# Brown Paper Bag



## mhenry (Mar 4, 2012)

I am very new to wood working so this might be common knowledge among you more experienced guys. I was talking to one of the drafters at work last week, and somehow we got to talking about the fact that he is an ex-cabinet maker, and finishing wood. He told me that he would use brown paper bag from the grocery store in his finish sander as a final step. I tried it this weekend and it works beautifully. I got better results than I have been getting with my buffer,worked well on the copper spacer also. So just thought I share this , and I am also curious if any of you guys have tried this.


----------



## Chifunda (Mar 4, 2012)

That's a new one on me, but I'll sure give it a try.:thumbsup:

If you've been using a smoothing plane, scrubbing your work with a hand full of shavings works too.


----------



## Mike (Mar 6, 2012)

I use common printer paper to finish shaving brushes and pens. I haven't tried the paper bag but I'm sure it would work in the same way.


----------



## ajhuff (Mar 6, 2012)

I remember using brown paper towels in eighth grade shop class for burnishing. Shop teacher said it was equivalent to 1500 sand paper.
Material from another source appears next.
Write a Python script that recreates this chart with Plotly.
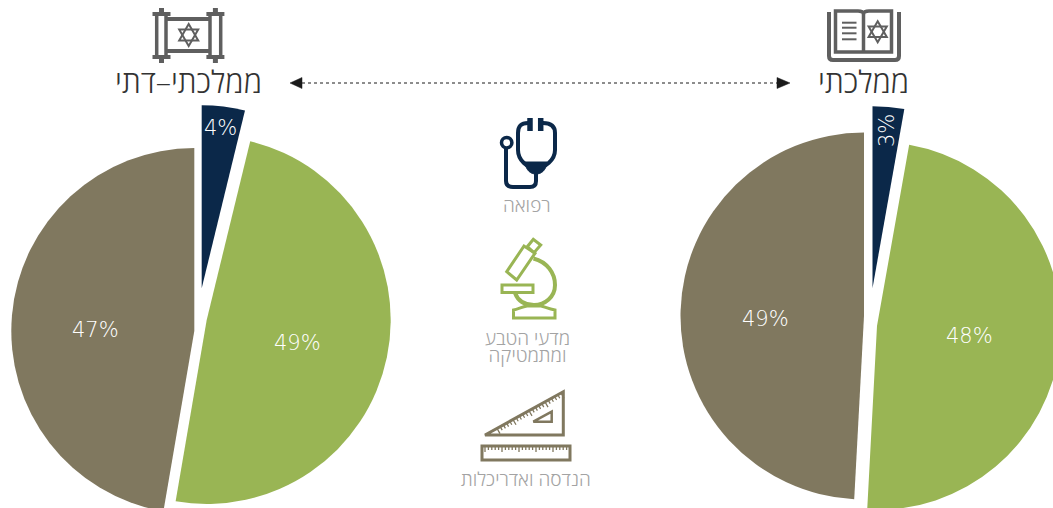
import math
import plotly.graph_objects as go

# canvas is larger than the window so the pies can run off the edge like the original
W, H = 1100, 560

SEGMENTS = ["רפואה", "מדעי הטבע ומתמטיקה", "הנדסה ואדריכלות"]
# printed labels are these rounded
RELIGIOUS = [3.8, 48.9, 47.3]
STATE = [2.8, 48.1, 49.2]

NAVY = "#0b2849"
GREEN = "#99b554"
TAUPE = "#80785f"
COLORS = [NAVY, GREEN, TAUPE]
ICON_GREY = "#5f5f5f"
TEXT_DARK = "#333333"
TEXT_GREY = "#a3a3a3"
HEB_FONT = "Open Sans"
PCT_FONT = dict(family="DejaVu Sans", size=21, color="white", weight=200)

# slice centre x, y and radius (px); each slice is pushed out by hand
LEFT_SLICES = [(201.7, 288.3, 183), (206.7, 320, 184), (194.3, 331, 183)]
RIGHT_SLICES = [(872.5, 288.3, 182), (877, 326, 184), (864, 316, 183.5)]


def slice_trace(values, idx, cx, cy, r):
    colors = ["rgba(0,0,0,0)"] * len(values)
    colors[idx] = COLORS[idx]
    return go.Pie(
        labels=SEGMENTS, values=values, sort=False, direction="clockwise", rotation=0,
        marker=dict(colors=colors, line=dict(width=0)),
        textinfo="none", hoverinfo="skip", showlegend=False,
        domain=dict(x=[(cx - r) / W, (cx + r) / W], y=[1 - (cy + r) / H, 1 - (cy - r) / H]),
    )


fig = go.Figure()
# invisible point so the pixel axes exist for the icons
fig.add_trace(go.Scatter(x=[0], y=[0], mode="markers", marker=dict(opacity=0), hoverinfo="skip", showlegend=False))
for i, (cx, cy, r) in enumerate(LEFT_SLICES):
    fig.add_trace(slice_trace(RELIGIOUS, i, cx, cy, r))
for i, (cx, cy, r) in enumerate(RIGHT_SLICES):
    fig.add_trace(slice_trace(STATE, i, cx, cy, r))


def draw(path, color, width=2.0, fill=None):
    fig.add_shape(type="path", path=path, xref="x", yref="y", layer="above",
                  line=dict(color=color, width=width), fillcolor=fill or "rgba(0,0,0,0)")


def line(x0, y0, x1, y1, color, width=2.0):
    draw(f"M {x0} {y0} L {x1} {y1}", color, width)


def star(cx, cy, r, color, width=2.0):
    for off in (-90, 90):
        pts = [(cx + r * math.cos(math.radians(off + k * 120)),
                cy + r * math.sin(math.radians(off + k * 120))) for k in range(3)]
        draw("M " + " L ".join(f"{x:.1f} {y:.1f}" for x, y in pts) + " Z", color, width)


def text(x, y, s, size, color, family=HEB_FONT, weight=300):
    fig.add_annotation(x=x, y=y, text=s, showarrow=False, xref="x", yref="y",
                       font=dict(family=family, size=size, color=color, weight=weight))


# torah scroll
for x0, x1, knob in [(156.7, 166, 161.5), (210, 220.7, 215.4)]:
    line(x0, 13, x0, 58, ICON_GREY, 3.5)
    line(x1, 13, x1, 58, ICON_GREY, 3.5)
    line(knob - 9, 14, knob + 9, 14, ICON_GREY, 4)
    line(knob - 9, 57, knob + 9, 57, ICON_GREY, 4)
    line(knob, 8, knob, 14, ICON_GREY, 5)
    line(knob, 57, knob, 63, ICON_GREY, 5)
line(166, 19, 210, 19, ICON_GREY, 4)
line(166, 51, 210, 51, ICON_GREY, 4)
star(188.7, 35, 11, ICON_GREY)

# open book
draw("M 829 12 L 829 56 Q 829 60 833 60 L 895 60 Q 899 60 899 56 L 899 12", ICON_GREY, 4)
draw("M 835.5 11 L 858 11 Q 863 11 863.5 14 Q 864 11 869 11 L 891.5 11 L 891.5 52 L 835.5 52 Z", ICON_GREY, 3.5)
line(863.5, 14, 863.5, 52, ICON_GREY, 3.5)
for y in (22.7, 27.7, 33.3, 39.3):
    line(842, y, 856.5, y, ICON_GREY, 2)
star(877.7, 31.7, 10.5, ICON_GREY)

# stethoscope
draw("M 528 123 C 521 123 518 126 518 133 L 518 150 C 518 160 527 168 536 168 "
     "C 545 168 555 160 555 150 L 555 133 C 555 126 551 123 543 123", NAVY, 4)
draw("M 525 162 L 547 162 C 546 171 541 174 536 174 C 531 174 526 171 525 162 Z", NAVY, 1, NAVY)
draw("M 536 172 L 536 181 C 536 185 534 187 530 187 L 513 187 C 508 187 506 185 506 181 L 506 148", NAVY, 4)
line(530, 118, 530, 131, NAVY, 5.5)
line(540.7, 118, 540.7, 131, NAVY, 5.5)
fig.add_shape(type="circle", x0=501.5, x1=511.9, y0=137.5, y1=147.9, xref="x", yref="y", layer="above",
              line=dict(color=NAVY, width=3.5))

# microscope
draw("M 506.7 271.7 L 516.7 280 L 535 253.3 L 524 246 Z", GREEN, 3)
draw("M 527.3 246.7 L 534 252.7 L 540.7 245 L 533.3 239.3 Z", GREEN, 3)
draw("M 533.5 258.5 C 547 262 555 273 555 285 C 555 297 545 305 534 305 C 525 305 518 301 515 293", GREEN, 4)
draw("M 502 285 L 533 285 L 533 292.5 L 502 292.5 Z", GREEN, 3)
draw("M 513.5 318 L 555 318 L 555 310 C 549 309 545 307 541 306 L 527 306 C 522 307 518 309 513.5 310 Z", GREEN, 3)

# set square and ruler
draw("M 485 435 L 563.3 391.7 L 563.3 435 Z", TAUPE, 3)
draw("M 533.3 421.7 L 551.7 411.7 L 551.7 421.7 Z", TAUPE, 2.5)
draw("M 482 446 L 570 446 L 570 460 L 482 460 Z", TAUPE, 3)
ticks = ""
for k in range(26):
    t = k * 3.4
    length = 6 if k % 5 == 0 else 4
    ticks += f"M {485 + t:.1f} 446 L {485 + t:.1f} {446 + length} "
draw(ticks, TAUPE, 1.3)
ticks = ""
for k in range(21):
    x = 497 + k * 3.2
    y = 428.4 - k * 3.2 * 0.553
    length = 6 if k % 5 == 0 else 4
    ticks += f"M {x:.1f} {y:.1f} L {x + 0.5 * length:.1f} {y + 0.87 * length:.1f} "
draw(ticks, TAUPE, 1.3)

# double arrow between the two sectors
line(302, 83, 778, 83, "#1a1a1a", 1)
fig.layout.shapes[-1].line.dash = "dot"
draw("M 290 83 L 302 77.5 L 302 88.5 Z", "#1a1a1a", 0.5, "#1a1a1a")
draw("M 790 83 L 777 77.5 L 777 88.5 Z", "#1a1a1a", 0.5, "#1a1a1a")

text(188, 81, "ממלכתי–דתי", 30.5, TEXT_DARK)
text(863, 81, "ממלכתי", 30.5, TEXT_DARK)
text(527, 205, SEGMENTS[0], 19, TEXT_GREY)
# small base size keeps the two lines as tight as in the original
text(527, 346, '<span style="font-size:19px">מדעי הטבע</span><br>'
               '<span style="font-size:19px">ומתמטיקה</span>', 13, TEXT_GREY)
text(526, 479, SEGMENTS[2], 19, TEXT_GREY)

# percent labels
LABEL_POS = [(220, 128, 0), (297, 343, 0), (95, 330, 0)]
for v, (x, y, ang) in zip(RELIGIOUS, LABEL_POS):
    fig.add_annotation(x=x, y=y, text=f"{round(v)}%", showarrow=False, font=PCT_FONT,
                       textangle=ang, xref="x", yref="y")
LABEL_POS = [(887, 131, -90), (969, 336, 0), (765, 319, 0)]
for v, (x, y, ang) in zip(STATE, LABEL_POS):
    fig.add_annotation(x=x, y=y, text=f"{round(v)}%", showarrow=False, font=PCT_FONT,
                       textangle=ang, xref="x", yref="y")

fig.update_layout(
    width=W, height=H,
    margin=dict(l=0, r=0, t=0, b=0),
    paper_bgcolor="white", plot_bgcolor="rgba(0,0,0,0)",
    showlegend=False,
    xaxis=dict(visible=False, range=[0, W], fixedrange=True),
    yaxis=dict(visible=False, range=[H, 0], fixedrange=True),
)
fig.write_html(
    "out.html", config=dict(displayModeBar=False),
    post_script="document.body.style.margin='0';document.body.style.overflow='hidden';"
                "document.documentElement.style.overflow='hidden';",
)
Not sure he's correct about that last part but it worked great.

-AJ


----------



## jmforge (Mar 6, 2012)

It probably works for the same reason that cardboard is unkind to knife edges. A lot of junk in low grade paper like that.


----------



## Mike Davis (Mar 6, 2012)

I am going to try this today. I can see how this would work like a 2k paper...


----------



## Chef Niloc (Mar 6, 2012)

Brown paper is called "Kraft paper" named from the process that it's made from. The stuff is almost pure celluloid fiber in a lousily bonded matrix. This makes it stronger then other paper side effect is its more abrasive. I don't know the grit of the stuff but I do know different Kraft paper is made from different wood and some crosier then others.


----------



## Marko Tsourkan (Mar 6, 2012)

I have contractor's paper (stuff they cover floors with). Going to give it a try.

M


----------



## UCChemE05 (Mar 6, 2012)

I can vouch for the OP's suggestion. I've done this with some refinished cabinates and other items with excellent results. Paper, not plastic please 


On a similar note, I use newspaper to "buff" the inside of my car windows to remove the haze which forms after a while. Works so much better for me than Windex.


----------



## Lucretia (Mar 6, 2012)

Newspaper is also good for washing windows.


----------